*WORK REQUIRED*
Output each entry that follows exactly. Images stay out.

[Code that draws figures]
☆ ☆ ☆ ☆ ☆ ☆ ☆
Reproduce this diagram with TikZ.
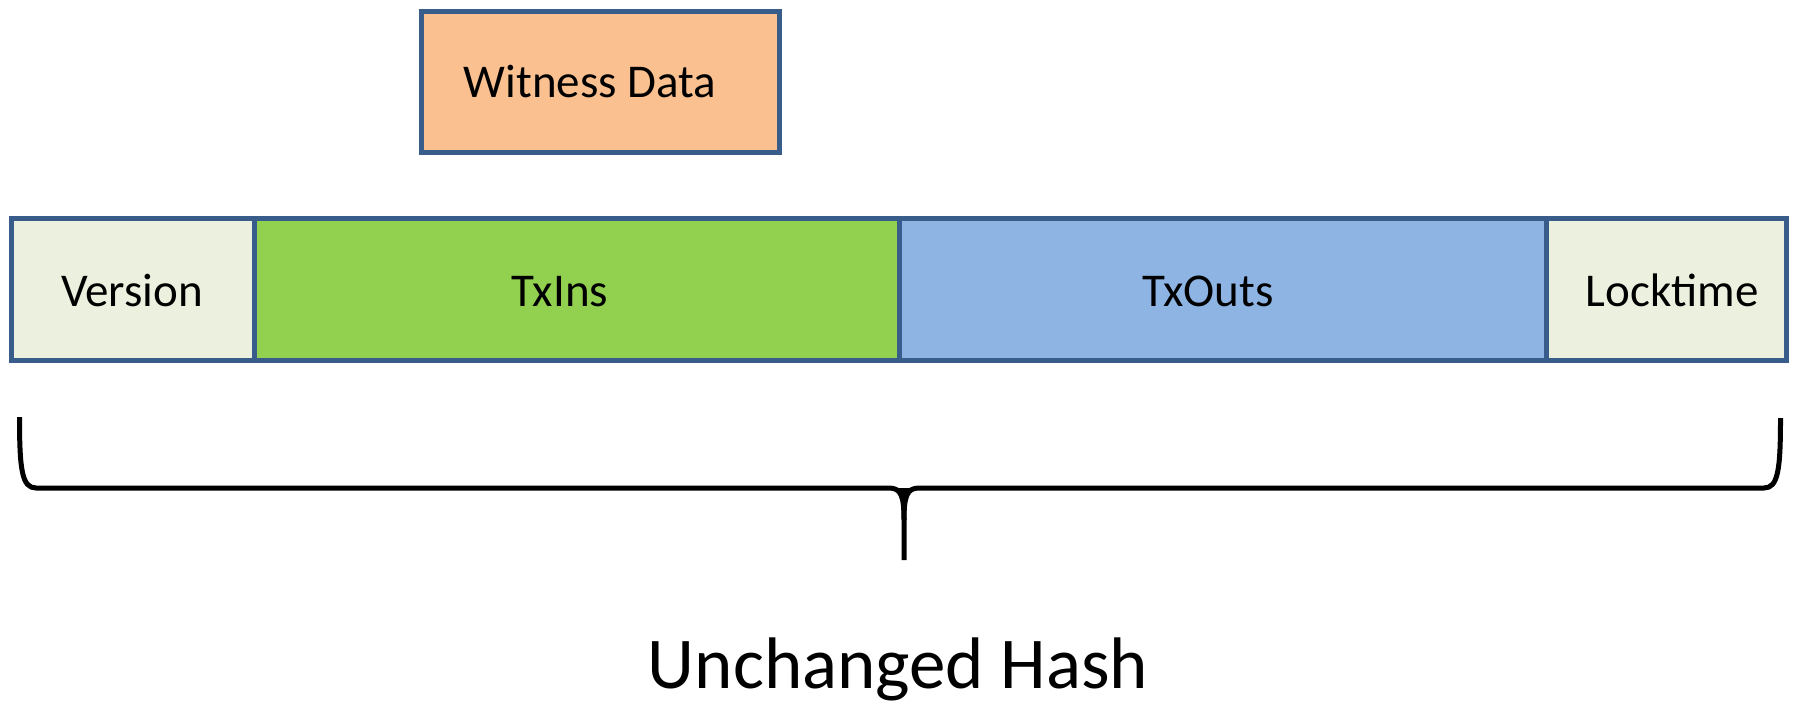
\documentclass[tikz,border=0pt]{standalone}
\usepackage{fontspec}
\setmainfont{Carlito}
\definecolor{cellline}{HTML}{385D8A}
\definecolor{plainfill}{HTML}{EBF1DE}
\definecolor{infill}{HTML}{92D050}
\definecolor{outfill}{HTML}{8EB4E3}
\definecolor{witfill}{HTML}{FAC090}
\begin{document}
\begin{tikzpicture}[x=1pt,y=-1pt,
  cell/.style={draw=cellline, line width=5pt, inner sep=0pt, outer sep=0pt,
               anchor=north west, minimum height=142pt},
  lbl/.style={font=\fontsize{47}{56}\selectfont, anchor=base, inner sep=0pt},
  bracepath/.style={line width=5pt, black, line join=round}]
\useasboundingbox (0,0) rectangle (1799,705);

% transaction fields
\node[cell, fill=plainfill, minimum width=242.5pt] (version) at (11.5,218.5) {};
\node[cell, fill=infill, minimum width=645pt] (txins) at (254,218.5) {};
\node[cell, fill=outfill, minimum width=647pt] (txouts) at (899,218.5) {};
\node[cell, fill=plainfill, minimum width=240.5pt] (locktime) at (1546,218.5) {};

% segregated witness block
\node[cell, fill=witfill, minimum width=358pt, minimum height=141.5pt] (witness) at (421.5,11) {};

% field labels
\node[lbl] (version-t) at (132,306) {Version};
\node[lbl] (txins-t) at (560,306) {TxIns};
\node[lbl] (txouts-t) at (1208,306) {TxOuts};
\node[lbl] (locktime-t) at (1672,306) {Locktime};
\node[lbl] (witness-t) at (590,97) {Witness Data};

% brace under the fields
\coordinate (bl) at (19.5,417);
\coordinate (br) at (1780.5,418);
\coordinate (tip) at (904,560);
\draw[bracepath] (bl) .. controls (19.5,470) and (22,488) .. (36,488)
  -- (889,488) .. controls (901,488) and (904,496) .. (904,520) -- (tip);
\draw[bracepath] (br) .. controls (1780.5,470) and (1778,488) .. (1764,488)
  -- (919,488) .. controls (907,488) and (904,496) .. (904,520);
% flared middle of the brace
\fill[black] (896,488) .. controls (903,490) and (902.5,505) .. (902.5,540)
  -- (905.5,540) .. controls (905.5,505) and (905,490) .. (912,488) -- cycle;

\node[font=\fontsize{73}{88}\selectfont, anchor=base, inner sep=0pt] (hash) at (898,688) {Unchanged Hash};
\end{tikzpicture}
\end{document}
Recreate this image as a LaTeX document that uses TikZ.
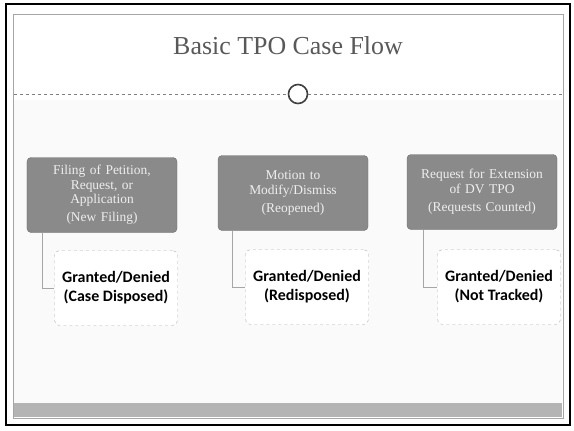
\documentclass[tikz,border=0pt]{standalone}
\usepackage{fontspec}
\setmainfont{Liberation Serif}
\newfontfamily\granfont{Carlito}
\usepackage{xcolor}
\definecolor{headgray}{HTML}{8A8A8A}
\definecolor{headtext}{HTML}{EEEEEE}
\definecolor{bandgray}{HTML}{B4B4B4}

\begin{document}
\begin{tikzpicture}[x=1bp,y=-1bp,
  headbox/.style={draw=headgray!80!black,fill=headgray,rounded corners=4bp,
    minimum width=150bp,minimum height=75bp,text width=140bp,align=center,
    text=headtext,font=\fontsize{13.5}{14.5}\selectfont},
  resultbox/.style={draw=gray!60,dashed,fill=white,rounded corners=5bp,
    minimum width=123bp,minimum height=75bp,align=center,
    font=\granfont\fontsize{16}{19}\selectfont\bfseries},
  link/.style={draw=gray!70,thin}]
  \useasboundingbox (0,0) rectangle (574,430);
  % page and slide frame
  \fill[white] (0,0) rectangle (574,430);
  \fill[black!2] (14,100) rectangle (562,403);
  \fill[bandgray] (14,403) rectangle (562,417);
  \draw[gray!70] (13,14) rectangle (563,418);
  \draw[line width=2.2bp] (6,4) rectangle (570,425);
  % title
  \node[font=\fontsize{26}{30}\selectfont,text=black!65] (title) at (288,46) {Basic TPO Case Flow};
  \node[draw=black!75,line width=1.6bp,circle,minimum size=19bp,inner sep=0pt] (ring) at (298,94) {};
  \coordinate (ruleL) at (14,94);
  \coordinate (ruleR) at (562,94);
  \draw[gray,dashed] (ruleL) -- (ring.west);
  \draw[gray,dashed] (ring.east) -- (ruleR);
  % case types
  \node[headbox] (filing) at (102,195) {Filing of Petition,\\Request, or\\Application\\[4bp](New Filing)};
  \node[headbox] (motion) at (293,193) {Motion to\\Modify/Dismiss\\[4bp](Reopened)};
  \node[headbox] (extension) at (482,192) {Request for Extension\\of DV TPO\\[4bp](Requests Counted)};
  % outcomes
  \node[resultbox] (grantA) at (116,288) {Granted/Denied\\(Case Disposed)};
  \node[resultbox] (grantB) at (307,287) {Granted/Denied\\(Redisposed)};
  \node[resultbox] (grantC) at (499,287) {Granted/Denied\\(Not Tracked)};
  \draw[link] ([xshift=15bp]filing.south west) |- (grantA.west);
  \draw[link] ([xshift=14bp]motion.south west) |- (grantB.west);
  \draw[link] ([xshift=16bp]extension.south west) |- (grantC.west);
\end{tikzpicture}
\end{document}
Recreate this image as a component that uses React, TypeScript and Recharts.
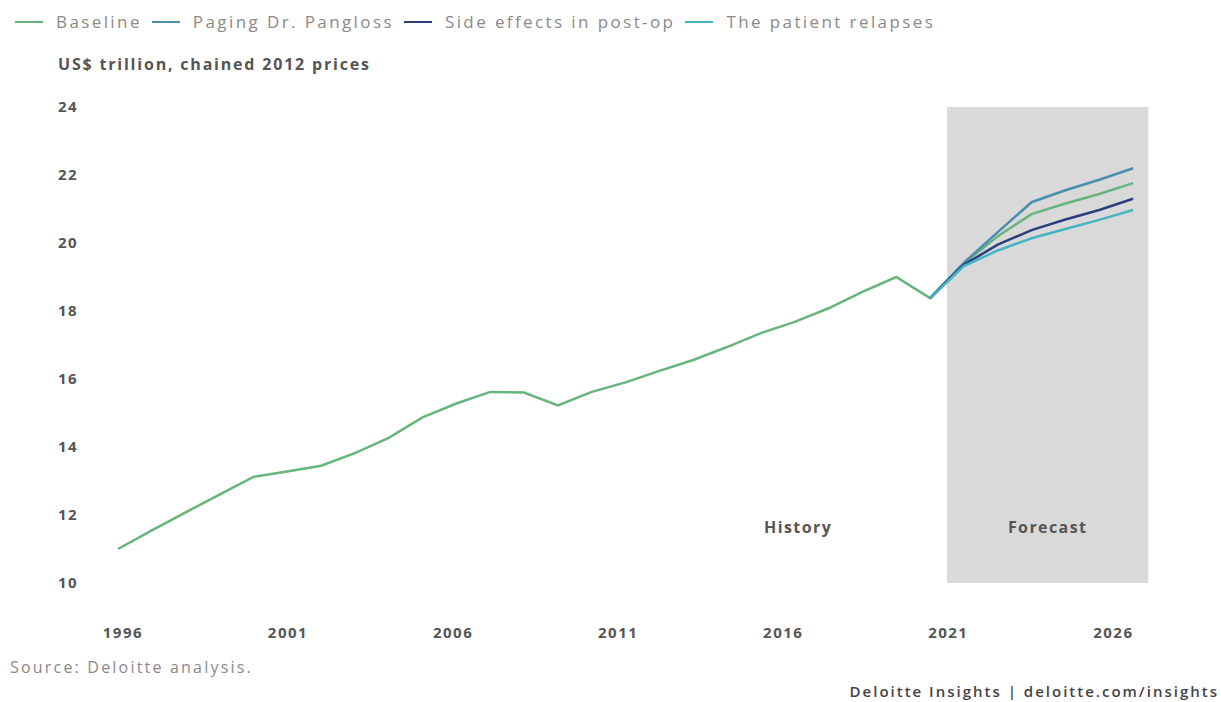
☆ ☆ ☆ ☆ ☆ ☆ ☆
*SOLUTION TO THIS EXERCISE*
Reproduce this diagram with TikZ.
\documentclass[tikz,border=0pt]{standalone}
\usepackage{fontspec}
\setmainfont{Carlito}
\definecolor{cellline}{HTML}{385D8A}
\definecolor{plainfill}{HTML}{EBF1DE}
\definecolor{infill}{HTML}{92D050}
\definecolor{outfill}{HTML}{8EB4E3}
\definecolor{witfill}{HTML}{FAC090}
\begin{document}
\begin{tikzpicture}[x=1pt,y=-1pt,
  cell/.style={draw=cellline, line width=5pt, inner sep=0pt, outer sep=0pt,
               anchor=north west, minimum height=142pt},
  lbl/.style={font=\fontsize{47}{56}\selectfont, anchor=base, inner sep=0pt},
  bracepath/.style={line width=5pt, black, line join=round}]
\useasboundingbox (0,0) rectangle (1799,705);

% transaction fields
\node[cell, fill=plainfill, minimum width=242.5pt] (version) at (11.5,218.5) {};
\node[cell, fill=infill, minimum width=645pt] (txins) at (254,218.5) {};
\node[cell, fill=outfill, minimum width=647pt] (txouts) at (899,218.5) {};
\node[cell, fill=plainfill, minimum width=240.5pt] (locktime) at (1546,218.5) {};

% segregated witness block
\node[cell, fill=witfill, minimum width=358pt, minimum height=141.5pt] (witness) at (421.5,11) {};

% field labels
\node[lbl] (version-t) at (132,306) {Version};
\node[lbl] (txins-t) at (560,306) {TxIns};
\node[lbl] (txouts-t) at (1208,306) {TxOuts};
\node[lbl] (locktime-t) at (1672,306) {Locktime};
\node[lbl] (witness-t) at (590,97) {Witness Data};

% brace under the fields
\coordinate (bl) at (19.5,417);
\coordinate (br) at (1780.5,418);
\coordinate (tip) at (904,560);
\draw[bracepath] (bl) .. controls (19.5,470) and (22,488) .. (36,488)
  -- (889,488) .. controls (901,488) and (904,496) .. (904,520) -- (tip);
\draw[bracepath] (br) .. controls (1780.5,470) and (1778,488) .. (1764,488)
  -- (919,488) .. controls (907,488) and (904,496) .. (904,520);
% flared middle of the brace
\fill[black] (896,488) .. controls (903,490) and (902.5,505) .. (902.5,540)
  -- (905.5,540) .. controls (905.5,505) and (905,490) .. (912,488) -- cycle;

\node[font=\fontsize{73}{88}\selectfont, anchor=base, inner sep=0pt] (hash) at (898,688) {Unchanged Hash};
\end{tikzpicture}
\end{document}
Recreate this image as a LaTeX document that uses TikZ.
\documentclass[tikz,border=0pt]{standalone}
\usepackage{fontspec}
\setmainfont{Liberation Serif}
\newfontfamily\granfont{Carlito}
\usepackage{xcolor}
\definecolor{headgray}{HTML}{8A8A8A}
\definecolor{headtext}{HTML}{EEEEEE}
\definecolor{bandgray}{HTML}{B4B4B4}

\begin{document}
\begin{tikzpicture}[x=1bp,y=-1bp,
  headbox/.style={draw=headgray!80!black,fill=headgray,rounded corners=4bp,
    minimum width=150bp,minimum height=75bp,text width=140bp,align=center,
    text=headtext,font=\fontsize{13.5}{14.5}\selectfont},
  resultbox/.style={draw=gray!60,dashed,fill=white,rounded corners=5bp,
    minimum width=123bp,minimum height=75bp,align=center,
    font=\granfont\fontsize{16}{19}\selectfont\bfseries},
  link/.style={draw=gray!70,thin}]
  \useasboundingbox (0,0) rectangle (574,430);
  % page and slide frame
  \fill[white] (0,0) rectangle (574,430);
  \fill[black!2] (14,100) rectangle (562,403);
  \fill[bandgray] (14,403) rectangle (562,417);
  \draw[gray!70] (13,14) rectangle (563,418);
  \draw[line width=2.2bp] (6,4) rectangle (570,425);
  % title
  \node[font=\fontsize{26}{30}\selectfont,text=black!65] (title) at (288,46) {Basic TPO Case Flow};
  \node[draw=black!75,line width=1.6bp,circle,minimum size=19bp,inner sep=0pt] (ring) at (298,94) {};
  \coordinate (ruleL) at (14,94);
  \coordinate (ruleR) at (562,94);
  \draw[gray,dashed] (ruleL) -- (ring.west);
  \draw[gray,dashed] (ring.east) -- (ruleR);
  % case types
  \node[headbox] (filing) at (102,195) {Filing of Petition,\\Request, or\\Application\\[4bp](New Filing)};
  \node[headbox] (motion) at (293,193) {Motion to\\Modify/Dismiss\\[4bp](Reopened)};
  \node[headbox] (extension) at (482,192) {Request for Extension\\of DV TPO\\[4bp](Requests Counted)};
  % outcomes
  \node[resultbox] (grantA) at (116,288) {Granted/Denied\\(Case Disposed)};
  \node[resultbox] (grantB) at (307,287) {Granted/Denied\\(Redisposed)};
  \node[resultbox] (grantC) at (499,287) {Granted/Denied\\(Not Tracked)};
  \draw[link] ([xshift=15bp]filing.south west) |- (grantA.west);
  \draw[link] ([xshift=14bp]motion.south west) |- (grantB.west);
  \draw[link] ([xshift=16bp]extension.south west) |- (grantC.west);
\end{tikzpicture}
\end{document}
Recreate this image as a component that uses React, TypeScript and Recharts.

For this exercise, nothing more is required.